Poi, l'accelerazione, la presunta quadratura dei conti, tasse più alte, contributi più alti, la reintroduzione dell'iniqua tassa sulla casa comprata con soldi già tassati, imprese che chiudono a catena, nessun rilancio economico, nessuna mediazione. Nessun litigio quotidiano Berlusconi-Tremonti, no, perchè qui si è riunito tutto in uno, senza freni. Professori, slegati dalla realtà quotidiana, che svolgono un lavoro che potrebbe fare un qualunque ragioniere, solo che lo fanno nel peggiore dei modi. Povera Italia, se prima eravamo nella padella, adesso è brace pura. Si prevedono crolli nelle casse dello stato.
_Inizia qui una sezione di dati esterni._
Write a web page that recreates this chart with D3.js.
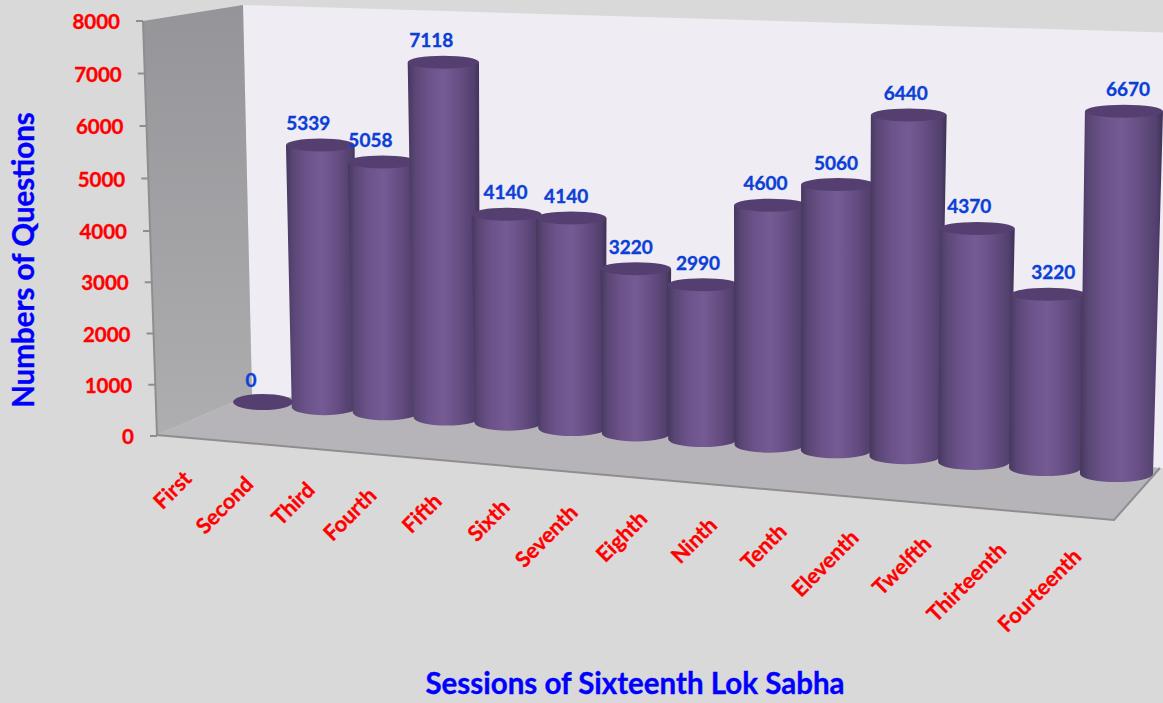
<!DOCTYPE html>
<html>
<head>
<meta charset="utf-8">
<script src="https://cdn.jsdelivr.net/npm/d3@7"></script>
<style>
  html, body { margin: 0; padding: 0; background: #d9d9d9; }
  svg { display: block; font-family: Lato, sans-serif; font-weight: 700; }
  text { stroke-width: 0.35px; paint-order: stroke; }
</style>
</head>
<body>
<div id="chart"></div>
<script>
var sessions = ['First', 'Second', 'Third', 'Fourth', 'Fifth', 'Sixth', 'Seventh', 'Eighth', 'Ninth', 'Tenth', 'Eleventh', 'Twelfth', 'Thirteenth', 'Fourteenth']
var questions = [0, 5339, 5058, 7118, 4140, 4140, 3220, 2990, 4600, 5060, 6440, 4370, 3220, 6670]
var yTicks = [0, 1000, 2000, 3000, 4000, 5000, 6000, 7000, 8000]

var width = 1163
var height = 703
var yMax = 8000
var lastIndex = sessions.length - 1

var svg = d3.select('#chart').append('svg')
  .attr('width', width)
  .attr('height', height)

var defs = svg.append('defs')

var barGrad = defs.append('linearGradient').attr('id', 'barGrad')
var barStops = [[0, '#46375e'], [0.1, '#5a4675'], [0.28, '#6b5289'], [0.5, '#755b94'], [0.72, '#664e83'], [0.92, '#52406d'], [1, '#3f3155']]
barStops.forEach(function (s) {
  barGrad.append('stop').attr('offset', s[0]).attr('stop-color', s[1])
})

var wallGrad = defs.append('linearGradient').attr('id', 'wallGrad')
  .attr('x1', 0).attr('y1', 0).attr('x2', 0).attr('y2', 1)
wallGrad.append('stop').attr('offset', 0).attr('stop-color', '#959498')
wallGrad.append('stop').attr('offset', 1).attr('stop-color', '#aeadb0')

// the three faces of the box
function face (points, fill) {
  svg.append('path')
    .attr('d', d3.line()(points) + 'Z')
    .attr('fill', fill)
}
face([[243, 5], [1180, 33], [1163, 468], [252, 394]], '#efedf3')
face([[143, 21], [243, 5], [252, 394], [157, 435]], 'url(#wallGrad)')
face([[157, 435], [252, 394], [1160, 468], [1114, 520]], '#b6b4b9')

// front edges
svg.append('path')
  .attr('d', d3.line()([[143, 21], [157, 435], [1114, 520], [1160, 468]]))
  .attr('fill', 'none')
  .attr('stroke', '#8e8e8e')
  .attr('stroke-width', 2)

// y axis sits on the slanted wall edge
var y = d3.scaleLinear()
  .domain([0, 4000, yMax])
  .range([436, 231, 21])
var wallX = d3.scaleLinear()
  .domain([0, yMax])
  .range([157, 143])

var yAxis = svg.append('g')
  .call(d3.axisLeft(y).tickValues(yTicks).tickSize(7).tickPadding(16).tickFormat(d3.format('d')))
yAxis.select('.domain').remove()
yAxis.selectAll('.tick')
  .attr('transform', function (d) { return 'translate(' + wallX(d) + ',' + y(d) + ')' })
yAxis.selectAll('.tick line')
  .attr('stroke', '#8e8e8e')
  .attr('stroke-width', 2)
yAxis.selectAll('.tick text')
  .attr('fill', '#ff0000')
  .attr('stroke', '#ff0000')
  .attr('dy', '0.4em')
  .attr('font-family', 'Lato, sans-serif')
  .attr('font-weight', 700)
  .attr('font-size', 20.5)

// perspective: bars spread out, drop and grow towards the right
var x = d3.scaleLinear()
  .domain([0, 4, 6, 9, 11, lastIndex])
  .range([263, 508, 636, 836, 974, 1116.5])
var baseY = d3.scaleLinear()
  .domain([263, 1116.5])
  .range([402, 474])
var pxPerUnit = d3.scaleLinear()
  .domain([324, 1116.5])
  .range([0.0491, 0.0544])
var radius = d3.scaleLinear()
  .domain([0, 1, lastIndex])
  .range([30, 32.5, 36.5])
var labelShift = d3.scaleLinear()
  .domain([0, 3, 4, 5, 8, 9, 10, 11, 12, 13])
  .range([-12, -12, -1, -5, -5, -2, -3, -8, 5, 4])
var catEndX = d3.scaleLinear()
  .domain([0, 3, 6, 10, lastIndex])
  .range([-70, -69, -57, -45, -34])
var catEndY = d3.scaleLinear()
  .domain([0, 6, lastIndex])
  .range([480, 514, 558])

var ryBase = 8
var ryTop = 6.5

function barHeight (d, i) {
  return d3.scaleLinear().domain([0, yMax]).range([0, yMax * pxPerUnit(x(i))])(d)
}
function topX (d, i) {
  return x(i) + (x(i) - 660) * 4.5e-5 * barHeight(d, i)
}
function topY (d, i) {
  return baseY(x(i)) - barHeight(d, i)
}
function topRadius (d, i) {
  return radius(i) + 0.007 * barHeight(d, i)
}

var bars = svg.selectAll('.bar')
  .data(questions)
  .enter().append('g')
  .attr('class', 'bar')

bars.append('path')
  .attr('fill', 'url(#barGrad)')
  .attr('d', function (d, i) {
    if (d === 0) return null
    var r = radius(i)
    var rt = topRadius(d, i)
    return 'M' + (topX(d, i) - rt) + ',' + topY(d, i) +
      'L' + (x(i) - r) + ',' + baseY(x(i)) +
      'A' + r + ',' + ryBase + ' 0 0 0 ' + (x(i) + r) + ',' + baseY(x(i)) +
      'L' + (topX(d, i) + rt) + ',' + topY(d, i) + 'Z'
  })

bars.append('ellipse')
  .attr('cx', function (d, i) { return topX(d, i) })
  .attr('cy', function (d, i) { return topY(d, i) })
  .attr('rx', function (d, i) { return topRadius(d, i) })
  .attr('ry', function (d) { return d > 0 ? ryTop : ryBase })
  .attr('fill', '#553f70')

svg.selectAll('.value')
  .data(questions)
  .enter().append('text')
  .attr('class', 'value')
  .attr('x', function (d, i) { return topX(d, i) + labelShift(i) })
  .attr('y', function (d, i) { return topY(d, i) - 15 })
  .attr('text-anchor', 'middle')
  .attr('font-size', 19)
  .attr('fill', '#0b3fd6')
  .attr('stroke', '#0b3fd6')
  .text(function (d) { return d })

svg.selectAll('.cat')
  .data(sessions)
  .enter().append('text')
  .attr('class', 'cat')
  .attr('transform', function (d, i) {
    return 'translate(' + (x(i) + catEndX(i)) + ',' + catEndY(i) + ') rotate(-45)'
  })
  .attr('text-anchor', 'end')
  .attr('font-size', 21.5)
  .attr('fill', '#ff0000')
  .attr('stroke', '#ff0000')
  .text(function (d) { return d })

svg.append('text')
  .attr('transform', 'translate(34,260) rotate(-90)')
  .attr('text-anchor', 'middle')
  .attr('font-size', 29.5)
  .attr('fill', '#0000ff')
  .attr('stroke', '#0000ff')
  .text('Numbers of Questions')

svg.append('text')
  .attr('x', 635)
  .attr('y', 694)
  .attr('text-anchor', 'middle')
  .attr('font-size', 29.5)
  .attr('fill', '#0000ff')
  .attr('stroke', '#0000ff')
  .text('Sessions of Sixteenth Lok Sabha')
</script>
</body>
</html>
Altro che finte battaglie sull'articolo 18.

Le aziende piccole e medie chiudono, le P.IVA vengono restituite. Chi può va in Romania, in Svizzera, in Austria, dove stati non canaglia chiedono un modesto contributo al lavoro, il 20%. La Fiat se ne va, un pezzo alla volta . Nell'Italia neoborbonica che mantiene un esercito di strutture parassitarie (anche a livello locale), le tasse, tra IRPEF, INPS et cetera, partono dal 45% (se si escludono i quattro gatti creati da Tremonti che pagano il 5% di IRPEF più l'INPS passata da 2.800€ a 3.200€ con Monti). Gli altri, quelli che non possono andarsene, ricorreranno al nero assoluto diventando evasori totali. Un capolavoro.

Ed eccoci allo spread, tornato ai valori di sette mesi fa. Il cerchio si chiude. Scrive su La Stampa Jena, vecchio comunista al di sopra di ogni sospetto: "Ma non avevamo detto che la speculazione attaccava l’Italia perché c’era Berlusconi?".

Intanto all'estero, in Grecia, studiano come bloccare i bancomat quando ci sarà l'uscita dall'euro. La Spagna, declassata di tre gradi in un colpo solo, si prepara all'ultima battaglia, facendosi taglieggiare dalle banche con un megaprestito. I franchi svizzeri vanno a mille, tanto che la Svizzera ha dovuto bloccare il tasso di cambio della sua moneta. Qualcuno inizia a parlare di nazionalizzazione delle banche anche in Italia.

lunedì 11 giugno 2012

Quando l'economia muore

Ecco cosa ci dice Unioncamere, su questo 2012. Niente che non si sappia già, per carità. Solo che quando il dato è nudo e crudo, lascia poco spazio alla filosofia.

"Roma, 18 aprile 2012 – Meno iscrizioni e più cessazioni: è così che, nel primo trimestre del 2012, si è allargata la forbice della vitalità delle imprese tra chi sceglie di entrare sul mercato creando una nuova attività (sono stati in 120.278 tra gennaio e marzo) e chi, al contrario, ne è uscito (in tutto, 146.368). In particolare, rispetto allo stesso periodo del 2011, le iscrizioni sono diminuite di 5mila unità mentre le cessazioni sono aumentate di ben 12mila unità, con il risultato di un saldo del periodo pari a -26.090 imprese. Praticamente il triplo rispetto ai primi tre mesi del 2011, quando erano mancate all’appello “solo” 9.638 imprese. In termini relativi, la riduzione dello stock delle imprese nel I trimestre è stata pari al -0,43%, contro il -0,16% del 2011."

La cosa che non dice, e che si può leggere qui, è che quasi la metà di queste imprese morte sono agricole, per la precisione 13.335 in meno. E qui, se la produzione scende, c'è poco da stare allegri.

In più, riporta La Stampa dell'11 giugno 2012, le P.IVA sono diminuite tra marzo e aprile, del 25,8%.
Credo che, di questo passo, i tagli agli stipendi degli impiegati pubblici siano sempre più vicini, perchè l'anno prossimo nelle casse dello stato ci sarà un buco mai visto prima. Se non c'è un rilancio dell'economia con un taglio brutale di tasse soprattutto ai privati, l'accelerazione della caduta sarà dirompente.